One drawback of many of these prior approaches is the need for special capping machinery in order to mount the tamper-evident cap to the container. Conventional capping machinery, especially where the containers are glass, simply threads the cap onto the container. For example, caps that use a snap ring below the threads, such as the tamper-evident cap shown and described in U.S. Pat. No. 4,984,701, cannot be used by industry-standard bottle capping machinery that is designed for mounting conventional caps, lids, etc. The cap therein must be heated for expansion before applying it to the container, and the cap must be initially pressed onto the container before it can be threaded. Conventional capping machinery lacks means for heating or pressing a cap onto a container. Rather, special capping machinery of a significant cost is required to mount such caps to containers.
Another drawback of prior tamper-evident caps is that many require a container neck that cannot be easily blow molded, a common method of molding glass containers. Plastic containers such as milk jugs may be blow molded with less heat and pressure, allowing many diverse and multiple angles. But glass containers, which are preferable for storing many types of food products, generally cannot be molded in a way that allows many diverse and multiple angles due to the propensity of glass to break rather than bend. For example, U.S. Pat. No. 4,131,212 shows and describes a container and closure that uses complementary rachet teeth to lock the closure to the container.
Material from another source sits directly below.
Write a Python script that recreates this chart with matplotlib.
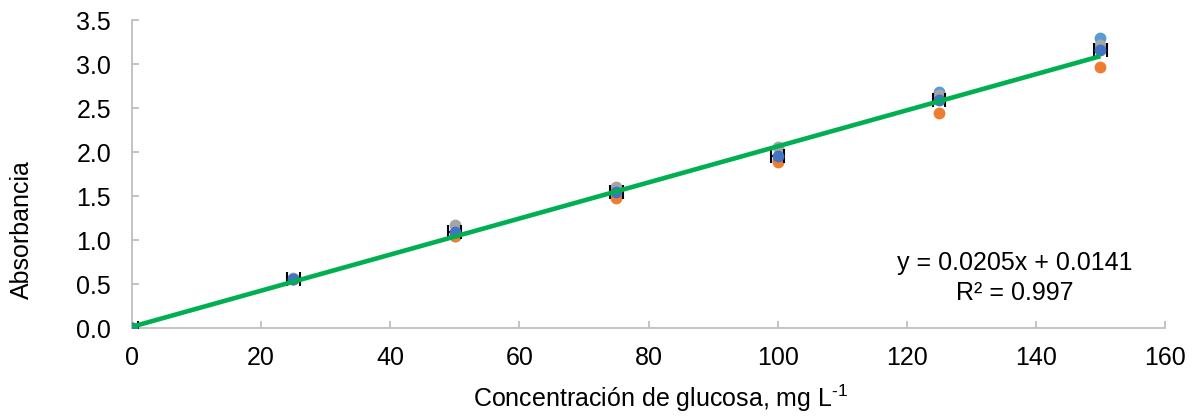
import matplotlib
matplotlib.use("Agg")
import matplotlib.pyplot as plt
import numpy as np

plt.rcParams['font.family'] = ['Liberation Sans', 'DejaVu Sans']
plt.rcParams['mathtext.fontset'] = 'custom'
plt.rcParams['mathtext.rm'] = 'Liberation Sans'
plt.rcParams['mathtext.it'] = 'Liberation Sans:italic'

# Data
conc = [0, 25, 50, 75, 100, 125, 150]
rep1 = [0.0, 0.56, 1.05, 1.57, 1.91, 2.68, 3.29]   # light blue
rep2 = [0.0, 0.56, 1.05, 1.48, 1.89, 2.44, 2.97]   # orange
rep3 = [0.0, 0.57, 1.17, 1.60, 2.06, 2.65, 3.22]   # gray
mean_abs = [0.0, 0.56, 1.09, 1.55, 1.95, 2.59, 3.16]  # dark blue (mean)
x_err = [1.0, 1.0, 1.0, 1.0, 1.0, 1.0, 1.0]
slope, intercept = 0.0205, 0.0141
r2 = 0.997
xticks = [0, 20, 40, 60, 80, 100, 120, 140, 160]
yticks = [0.0, 0.5, 1.0, 1.5, 2.0, 2.5, 3.0, 3.5]

FS = 18

fig = plt.figure(figsize=(11.94, 4.16), dpi=100)
ax = fig.add_axes([132/1194, 1-328/416, (1165-132)/1194, (328-20)/416])

ms = 7.5
ax.plot(conc, rep1, 'o', color='#5B9BD5', ms=ms, zorder=3)
ax.plot(conc, rep2, 'o', color='#ED7D31', ms=ms, zorder=3)
ax.plot(conc, rep3, 'o', color='#A5A5A5', ms=ms, zorder=3)
ax.errorbar(conc, mean_abs, xerr=x_err, fmt='o', color='#4472C4', ms=ms,
            ecolor='black', elinewidth=1.5, capsize=5, capthick=1.5, zorder=4)

xl = np.array([0, 150])
ax.plot(xl, slope*xl + intercept, color='#00B050', lw=3.3, zorder=5,
        solid_capstyle='butt')

ax.text(136.8, 0.57, f"y = {slope}x + {intercept}\nR² = {r2}", ha='center',
        va='center', fontsize=FS, linespacing=1.3)

ax.set_xlim(0, 160)
ax.set_ylim(0, 3.5)
ax.set_xticks(xticks)
ax.set_yticks(yticks)
ax.set_yticklabels([f"{v:.1f}" for v in yticks])
ax.set_xticklabels([str(v) for v in xticks])
for s in ['top', 'right']:
    ax.spines[s].set_visible(False)
for s in ['left', 'bottom']:
    ax.spines[s].set_color('#BFBFBF')
    ax.spines[s].set_linewidth(1.3)
ax.tick_params(axis='both', direction='in', length=5, width=1.3,
               color='#BFBFBF', labelsize=FS)
ax.tick_params(axis='y', pad=15)
ax.tick_params(axis='x', pad=13)

ax.set_xlabel("Concentración de glucosa, mg L$^{\\mathregular{\u2010 1}}$", fontsize=FS)
ax.set_ylabel("Absorbancia", fontsize=FS)
ax.xaxis.label.set_va('center')
ax.yaxis.label.set_va('center')
ax.xaxis.set_label_coords((661-132)/1033, -(398-328)/308)
ax.yaxis.set_label_coords((22-132)/1033, (328-230)/308)

fig.savefig("out.png", dpi=100)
But the shape number and arrangement of the teeth requires that the container be made by injection molding onto a blank of flexible sheet material. Glass containers cannot readily be made in this manner.
Another drawback of most tamper evident closures is the ease with which a tamperer can reclose a container and mask the tampering, because the container still holds the separated portions in their approximately untampered relationships.
The tamper-evident cap that is the subject of the present invention suffers from none of these drawbacks. It can be mounted with conventional capping machinery onto a complementary container. And the container may be readily blow molded made from glass as well as made from other materials.